Should Mississippi still be represented in the U.S. Capitol’s National Statuary Hall by two 19th century figures who were prominent in the secessionist movement? Or is it time for the state to honor more modern 20th century leaders?

Mississippi Gov. Phil Bryant says he’d be willing to talk about possibly replacing the statues that represent the state in the U.S. Capitol in Washington.

Gov. Bryant told The Clarion-Ledger he’d be willing to have “a general discussion about the Mississippi statues, particularly J.Z. George.” He added that “B.B. King and Elvis would both be good possibilities for a replacement.”

The Overby Center for Southern Journalism and Politics will address the issue on Wednesday, in a 6 p.m. program called “Revisiting Jefferson Davis and J.Z. George: U.S. Capitol Relics?”

Overby Center chairman Charles Overby will be joined in the discussion by William “Brother” Rogers, president of the Mississippi Historical Society, and Marvin King, associate professor of political science and African American Studies at the University of Mississippi.

“We expect a robust discussion about whether any 20th century Mississippians should be placed in the Statuary Hall,” said Overby. “A lot has happened since the legislature made their selections in 1931.”

The program will be held in the Overby Center Auditorium. Like all of the center’s events, it is free and open to the public. A reception will be held following the conclusion of the discussion, and arrangements have been made for parking in a lot adjacent to the center.

Rogers served as associate director of the John C. Stennis Center for Public Service at Mississippi State University for 26 years. He graduated from the University of Alabama in 1987, was named a Truman Scholar and earned his master’s degree in public affairs from Princeton University.

As part of his dedication to Mississippi history, Rogers has photographed every historical marker in the state and created a website (www.mississippimarkers.com) that displays nearly 1,300 markers.

King holds a Ph.D from the University of North Texas. A member of the Ole Miss faculty for more than a decade, his core teaching and research interests are African American politics, the politics of the American South and American Federalism. He is a senior faculty fellow at Residential College South.

Each state is allowed to select two people to be honored with statues in the U.S. Capitol. Eighty-six years ago the Mississippi legislature chose Davis, the president of the Confederacy, and George, who signed the ordinance of secession. After the civil war, George became chief justice of the Mississippi Supreme Court before serving 16 years in the U.S. Senate.
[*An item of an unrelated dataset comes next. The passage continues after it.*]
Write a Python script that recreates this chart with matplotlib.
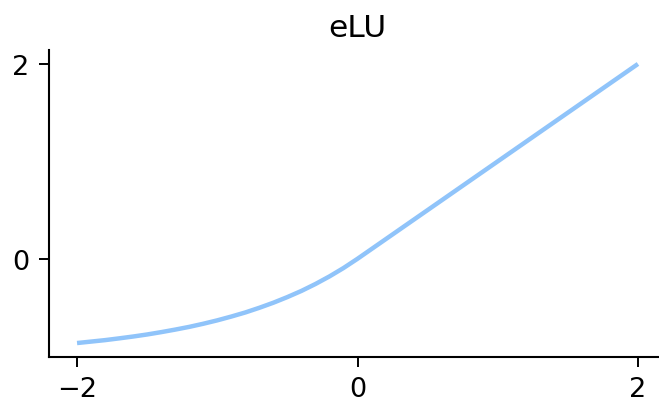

“There is no question that Davis and George were political leaders from Mississippi in the 19th century,” Overby said. “The question is whether there are 20th century Mississippians equally or more deserving to represent Mississippi today. Mississippi has an impressive list of accomplished 20th century citizens worthy of consideration. They range from Senator John Stennis to authors William Faulkner and Eudora Welty to civil rights leader Medgar Evers, along with many others.”

For example, in 2009 Alabama replaced Jabez Lamar Monroe Curry, a congressman and Confederate officer, with Helen Keller. Any changes must be approved by the legislature, governor and a Congressional committee. The law requires persons selected for statues to be “illustrious for historic renown for distinguished civic or military service.”